Prompt: Print the listing from its top line through the line containing "const diagY = [1, 20];", nothing more, and leave out the pictures.
======== Provided information
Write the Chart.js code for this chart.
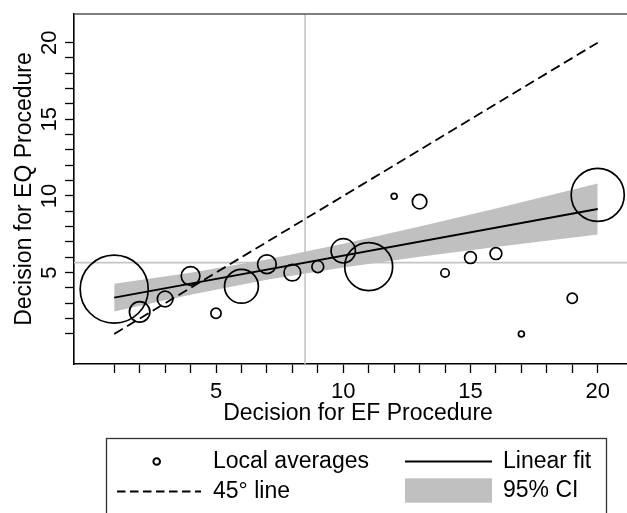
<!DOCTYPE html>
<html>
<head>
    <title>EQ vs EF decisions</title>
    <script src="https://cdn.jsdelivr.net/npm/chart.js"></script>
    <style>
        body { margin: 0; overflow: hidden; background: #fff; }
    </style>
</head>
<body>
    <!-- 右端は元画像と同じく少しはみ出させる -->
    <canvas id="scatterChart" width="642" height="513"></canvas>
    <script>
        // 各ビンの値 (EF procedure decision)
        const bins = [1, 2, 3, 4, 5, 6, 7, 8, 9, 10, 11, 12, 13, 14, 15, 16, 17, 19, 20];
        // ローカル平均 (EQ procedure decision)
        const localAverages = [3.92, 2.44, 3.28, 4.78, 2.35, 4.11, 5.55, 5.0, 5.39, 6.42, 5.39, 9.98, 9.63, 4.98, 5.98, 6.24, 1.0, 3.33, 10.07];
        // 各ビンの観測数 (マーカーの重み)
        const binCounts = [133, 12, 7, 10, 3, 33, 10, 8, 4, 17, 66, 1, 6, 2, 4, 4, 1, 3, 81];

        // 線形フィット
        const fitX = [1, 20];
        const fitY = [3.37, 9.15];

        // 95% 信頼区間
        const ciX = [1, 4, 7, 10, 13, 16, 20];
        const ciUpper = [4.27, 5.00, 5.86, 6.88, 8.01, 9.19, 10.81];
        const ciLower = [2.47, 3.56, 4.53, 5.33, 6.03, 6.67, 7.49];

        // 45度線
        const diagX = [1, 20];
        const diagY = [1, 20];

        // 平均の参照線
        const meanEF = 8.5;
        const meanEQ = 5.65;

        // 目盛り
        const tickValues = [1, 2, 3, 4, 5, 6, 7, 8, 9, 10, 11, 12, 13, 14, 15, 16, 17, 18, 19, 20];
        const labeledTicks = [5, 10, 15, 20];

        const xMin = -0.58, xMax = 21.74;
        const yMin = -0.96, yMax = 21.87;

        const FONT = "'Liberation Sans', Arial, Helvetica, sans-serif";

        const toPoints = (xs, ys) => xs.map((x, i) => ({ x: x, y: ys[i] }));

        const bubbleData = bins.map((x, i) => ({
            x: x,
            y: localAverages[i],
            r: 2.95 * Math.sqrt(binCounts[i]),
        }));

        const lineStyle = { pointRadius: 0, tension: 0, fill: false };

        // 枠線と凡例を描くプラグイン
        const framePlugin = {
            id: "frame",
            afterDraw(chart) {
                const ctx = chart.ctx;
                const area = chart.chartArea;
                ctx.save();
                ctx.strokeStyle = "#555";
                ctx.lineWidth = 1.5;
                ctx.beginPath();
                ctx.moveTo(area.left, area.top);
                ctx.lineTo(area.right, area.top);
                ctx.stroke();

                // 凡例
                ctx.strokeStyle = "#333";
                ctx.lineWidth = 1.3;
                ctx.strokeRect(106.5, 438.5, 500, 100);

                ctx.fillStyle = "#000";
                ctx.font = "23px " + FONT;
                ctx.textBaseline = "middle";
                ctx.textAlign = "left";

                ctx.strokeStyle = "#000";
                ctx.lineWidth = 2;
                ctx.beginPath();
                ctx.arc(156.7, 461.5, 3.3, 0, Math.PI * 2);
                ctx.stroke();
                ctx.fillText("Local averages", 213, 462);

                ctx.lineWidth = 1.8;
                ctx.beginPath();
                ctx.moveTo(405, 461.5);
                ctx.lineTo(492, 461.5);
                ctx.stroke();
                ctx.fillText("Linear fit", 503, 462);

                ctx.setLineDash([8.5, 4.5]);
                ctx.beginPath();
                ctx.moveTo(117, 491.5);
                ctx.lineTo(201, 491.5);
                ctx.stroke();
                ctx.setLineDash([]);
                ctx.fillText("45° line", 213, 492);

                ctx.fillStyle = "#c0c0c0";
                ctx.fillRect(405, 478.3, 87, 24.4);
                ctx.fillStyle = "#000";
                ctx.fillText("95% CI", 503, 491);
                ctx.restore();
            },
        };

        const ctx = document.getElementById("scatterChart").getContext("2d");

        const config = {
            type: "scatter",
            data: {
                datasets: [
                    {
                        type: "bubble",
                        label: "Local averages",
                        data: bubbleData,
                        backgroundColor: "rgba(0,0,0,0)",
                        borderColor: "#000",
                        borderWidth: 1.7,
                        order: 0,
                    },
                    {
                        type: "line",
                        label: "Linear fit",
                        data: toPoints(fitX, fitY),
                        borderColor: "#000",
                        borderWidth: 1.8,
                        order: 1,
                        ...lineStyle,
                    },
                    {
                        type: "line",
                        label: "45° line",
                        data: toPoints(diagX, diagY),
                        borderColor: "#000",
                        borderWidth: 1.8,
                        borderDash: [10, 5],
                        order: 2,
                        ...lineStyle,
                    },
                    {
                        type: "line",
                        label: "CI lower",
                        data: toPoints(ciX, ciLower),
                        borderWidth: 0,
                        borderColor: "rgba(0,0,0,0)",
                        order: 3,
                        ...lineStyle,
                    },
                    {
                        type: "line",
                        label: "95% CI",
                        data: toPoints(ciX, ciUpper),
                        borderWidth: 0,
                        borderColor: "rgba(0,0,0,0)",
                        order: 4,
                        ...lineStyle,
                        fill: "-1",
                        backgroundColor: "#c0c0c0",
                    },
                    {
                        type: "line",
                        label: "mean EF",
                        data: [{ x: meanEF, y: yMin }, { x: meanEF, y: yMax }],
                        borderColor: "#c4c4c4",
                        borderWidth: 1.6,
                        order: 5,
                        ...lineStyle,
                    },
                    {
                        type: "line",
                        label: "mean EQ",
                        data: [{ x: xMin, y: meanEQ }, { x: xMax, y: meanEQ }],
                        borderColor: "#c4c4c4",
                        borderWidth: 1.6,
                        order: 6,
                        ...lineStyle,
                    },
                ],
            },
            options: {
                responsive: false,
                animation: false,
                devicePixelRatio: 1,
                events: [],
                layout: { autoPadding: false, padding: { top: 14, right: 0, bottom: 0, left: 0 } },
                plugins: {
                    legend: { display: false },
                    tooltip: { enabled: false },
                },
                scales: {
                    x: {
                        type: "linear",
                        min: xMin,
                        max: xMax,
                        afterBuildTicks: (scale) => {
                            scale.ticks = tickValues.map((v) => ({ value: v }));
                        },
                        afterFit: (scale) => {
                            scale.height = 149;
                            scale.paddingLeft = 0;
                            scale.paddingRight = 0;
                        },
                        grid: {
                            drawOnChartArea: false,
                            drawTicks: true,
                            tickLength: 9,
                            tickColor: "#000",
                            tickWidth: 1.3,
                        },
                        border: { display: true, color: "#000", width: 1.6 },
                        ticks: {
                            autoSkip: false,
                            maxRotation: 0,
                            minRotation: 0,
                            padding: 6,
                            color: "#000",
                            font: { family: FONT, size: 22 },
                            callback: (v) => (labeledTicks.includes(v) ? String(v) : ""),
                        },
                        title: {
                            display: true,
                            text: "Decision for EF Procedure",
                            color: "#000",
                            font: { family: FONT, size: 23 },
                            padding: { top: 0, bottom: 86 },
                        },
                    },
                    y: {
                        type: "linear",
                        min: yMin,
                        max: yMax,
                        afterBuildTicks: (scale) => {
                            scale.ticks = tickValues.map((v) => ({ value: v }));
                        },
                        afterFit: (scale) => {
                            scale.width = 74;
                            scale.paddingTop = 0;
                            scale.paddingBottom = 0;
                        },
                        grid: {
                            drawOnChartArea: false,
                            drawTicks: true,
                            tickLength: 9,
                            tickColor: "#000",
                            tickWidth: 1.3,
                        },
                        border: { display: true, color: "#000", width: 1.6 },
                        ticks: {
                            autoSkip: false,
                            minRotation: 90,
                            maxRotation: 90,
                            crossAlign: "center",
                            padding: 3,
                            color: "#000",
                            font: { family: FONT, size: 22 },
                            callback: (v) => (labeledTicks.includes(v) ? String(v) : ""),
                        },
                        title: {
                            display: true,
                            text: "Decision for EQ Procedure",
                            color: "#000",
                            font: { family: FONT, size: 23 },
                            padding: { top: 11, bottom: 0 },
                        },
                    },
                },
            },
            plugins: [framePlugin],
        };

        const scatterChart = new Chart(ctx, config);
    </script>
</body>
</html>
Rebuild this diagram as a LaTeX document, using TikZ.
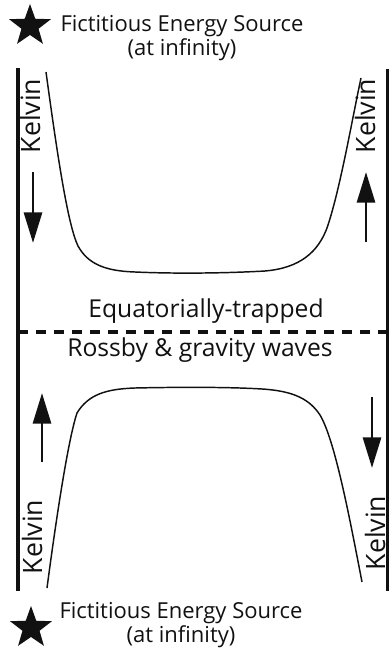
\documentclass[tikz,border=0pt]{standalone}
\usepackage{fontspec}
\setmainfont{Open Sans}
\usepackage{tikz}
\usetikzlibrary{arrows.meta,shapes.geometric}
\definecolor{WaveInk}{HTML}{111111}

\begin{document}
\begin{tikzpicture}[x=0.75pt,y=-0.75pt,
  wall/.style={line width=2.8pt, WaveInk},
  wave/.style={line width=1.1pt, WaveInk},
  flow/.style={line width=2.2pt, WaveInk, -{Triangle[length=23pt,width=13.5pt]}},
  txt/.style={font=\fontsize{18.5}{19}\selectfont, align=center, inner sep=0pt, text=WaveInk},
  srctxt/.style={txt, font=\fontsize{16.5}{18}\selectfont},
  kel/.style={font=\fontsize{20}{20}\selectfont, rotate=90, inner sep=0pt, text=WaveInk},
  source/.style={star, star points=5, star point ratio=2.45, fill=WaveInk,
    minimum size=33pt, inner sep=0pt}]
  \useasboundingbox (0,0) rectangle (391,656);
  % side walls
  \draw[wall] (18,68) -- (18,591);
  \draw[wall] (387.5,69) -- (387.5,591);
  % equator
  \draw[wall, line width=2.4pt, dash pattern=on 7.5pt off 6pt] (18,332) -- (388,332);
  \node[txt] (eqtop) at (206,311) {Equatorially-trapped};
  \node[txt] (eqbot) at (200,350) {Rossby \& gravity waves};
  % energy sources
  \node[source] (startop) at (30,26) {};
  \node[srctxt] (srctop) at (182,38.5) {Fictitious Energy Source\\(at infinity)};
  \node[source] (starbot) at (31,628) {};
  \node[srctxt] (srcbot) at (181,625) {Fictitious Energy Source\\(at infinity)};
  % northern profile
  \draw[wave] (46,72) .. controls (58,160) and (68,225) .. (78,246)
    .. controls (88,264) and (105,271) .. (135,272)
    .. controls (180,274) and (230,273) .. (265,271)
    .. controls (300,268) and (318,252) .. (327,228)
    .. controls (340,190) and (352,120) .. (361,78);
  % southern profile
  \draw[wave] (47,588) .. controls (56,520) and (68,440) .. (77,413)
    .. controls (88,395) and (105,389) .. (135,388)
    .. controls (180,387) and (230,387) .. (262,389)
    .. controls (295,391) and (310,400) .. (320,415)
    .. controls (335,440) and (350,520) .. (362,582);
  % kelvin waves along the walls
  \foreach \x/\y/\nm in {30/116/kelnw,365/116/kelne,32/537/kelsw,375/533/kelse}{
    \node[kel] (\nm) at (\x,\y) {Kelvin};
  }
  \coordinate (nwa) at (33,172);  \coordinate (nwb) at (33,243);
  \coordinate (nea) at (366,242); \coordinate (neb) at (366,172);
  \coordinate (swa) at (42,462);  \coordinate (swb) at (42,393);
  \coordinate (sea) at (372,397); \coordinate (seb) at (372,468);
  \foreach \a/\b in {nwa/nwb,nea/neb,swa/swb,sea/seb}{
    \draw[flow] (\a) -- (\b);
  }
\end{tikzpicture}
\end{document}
================
Problem solution:
Write the Chart.js code for this chart.
<!DOCTYPE html>
<html>
<head>
    <title>EQ vs EF decisions</title>
    <script src="https://cdn.jsdelivr.net/npm/chart.js"></script>
    <style>
        body { margin: 0; overflow: hidden; background: #fff; }
    </style>
</head>
<body>
    <!-- 右端は元画像と同じく少しはみ出させる -->
    <canvas id="scatterChart" width="642" height="513"></canvas>
    <script>
        // 各ビンの値 (EF procedure decision)
        const bins = [1, 2, 3, 4, 5, 6, 7, 8, 9, 10, 11, 12, 13, 14, 15, 16, 17, 19, 20];
        // ローカル平均 (EQ procedure decision)
        const localAverages = [3.92, 2.44, 3.28, 4.78, 2.35, 4.11, 5.55, 5.0, 5.39, 6.42, 5.39, 9.98, 9.63, 4.98, 5.98, 6.24, 1.0, 3.33, 10.07];
        // 各ビンの観測数 (マーカーの重み)
        const binCounts = [133, 12, 7, 10, 3, 33, 10, 8, 4, 17, 66, 1, 6, 2, 4, 4, 1, 3, 81];

        // 線形フィット
        const fitX = [1, 20];
        const fitY = [3.37, 9.15];

        // 95% 信頼区間
        const ciX = [1, 4, 7, 10, 13, 16, 20];
        const ciUpper = [4.27, 5.00, 5.86, 6.88, 8.01, 9.19, 10.81];
        const ciLower = [2.47, 3.56, 4.53, 5.33, 6.03, 6.67, 7.49];

        // 45度線
        const diagX = [1, 20];
        const diagY = [1, 20];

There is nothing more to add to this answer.